Yep, I am a huge fan of scaleway and their costs (actually long time online dot net user) but the problem is outgoing bandwidth cost.
Since I am just setting everything up for a trial run, the costs need to be minimum since I will need to pay it out of pocket for first few months, till the concerned parties/department adopt it and roll it out (which will be on their own government servers).

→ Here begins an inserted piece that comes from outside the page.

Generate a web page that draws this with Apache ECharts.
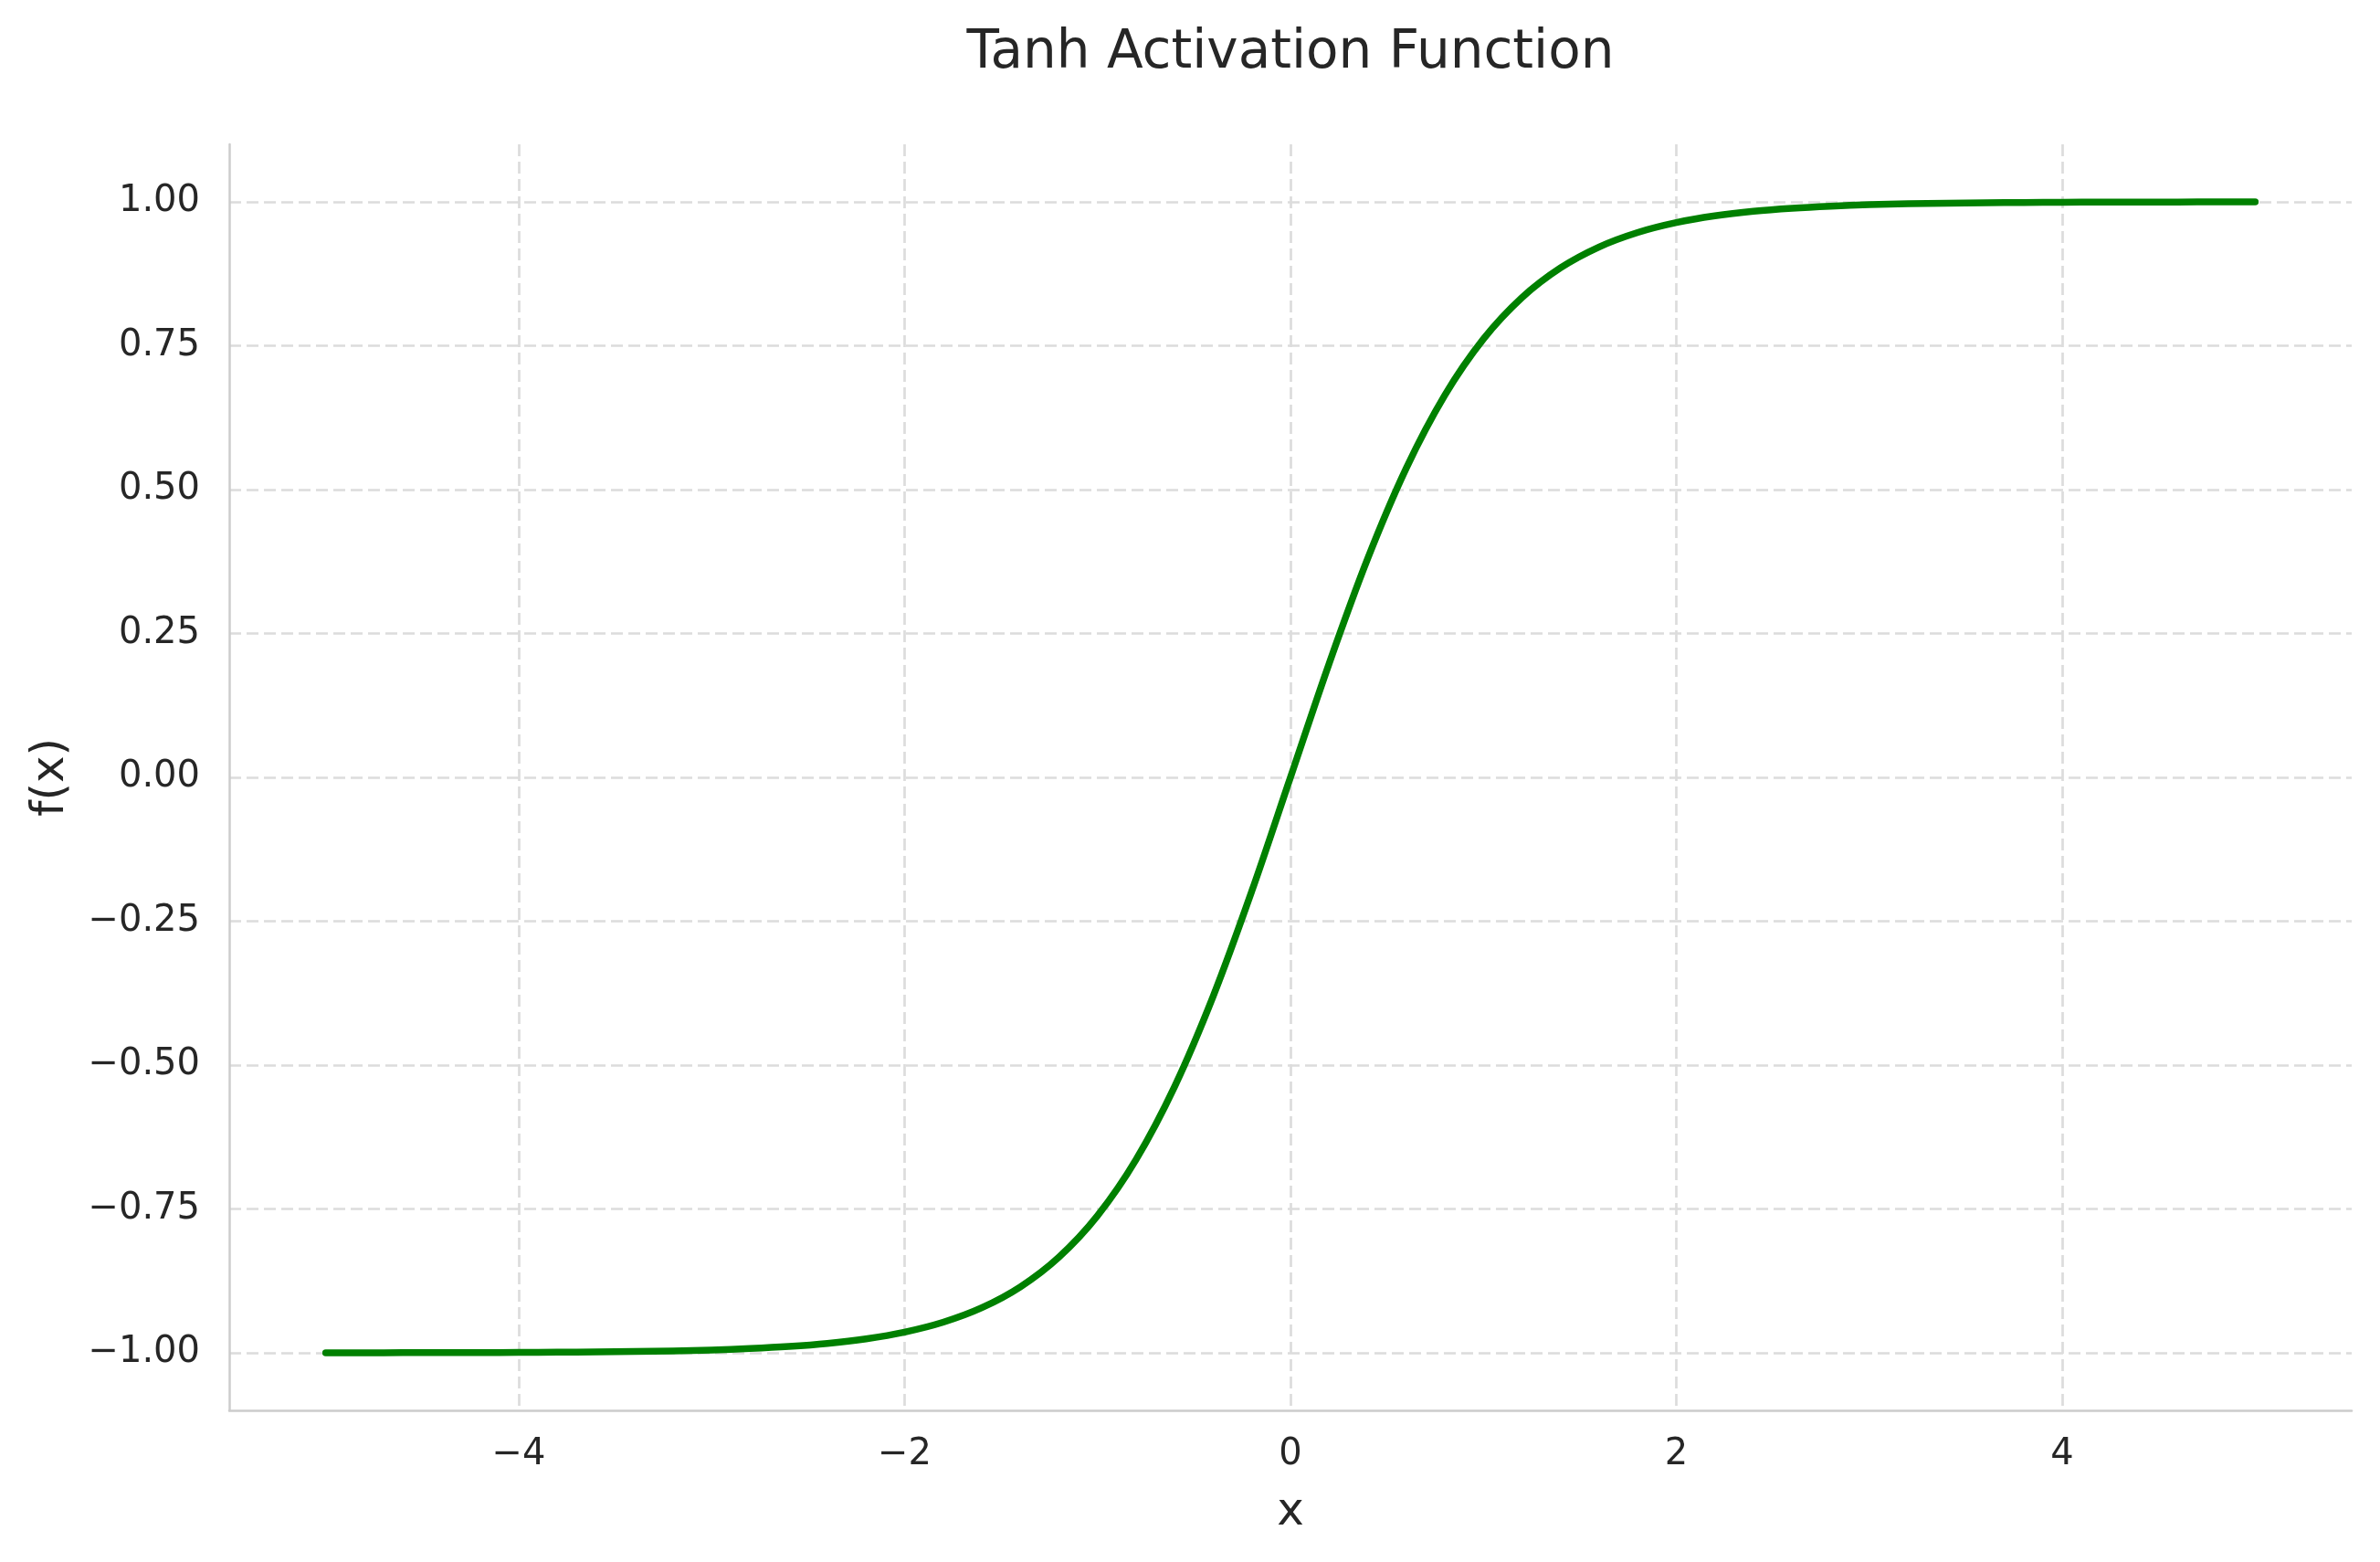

I checked glusterfs docs and seems you need 2 servers minimum to make it run, though the documentation seemed easy enough. I will just do it their way as better to have replication just in case from start.
OR
I could go the CEPH route, sure would be harder to setup initially but I keep reading its more reliable and faster than normal NFS/GlusterFS.

What do you think ?

So this is what I am planning:
1 x small load balancer server (HAProxy)
2 x medium application server (nextcloud)
1 x medium database server (mariadb or should I setup galera from the getgo ?)
2 x storage servers (dedicated)

Other than storage servers, I am planning to have all other servers as scaleway cloud nodes so its easier to manage and scale faster for now.

In time, I will add 1 more database slave server and separate redis/cache server.
I am using NC’s registration addon so don’t think I need a LDAP server (as illustrated in NC scaling docs)

system · September 23, 2024, 5:14pm

This topic was automatically closed 90 days after the last reply. New replies are no longer allowed.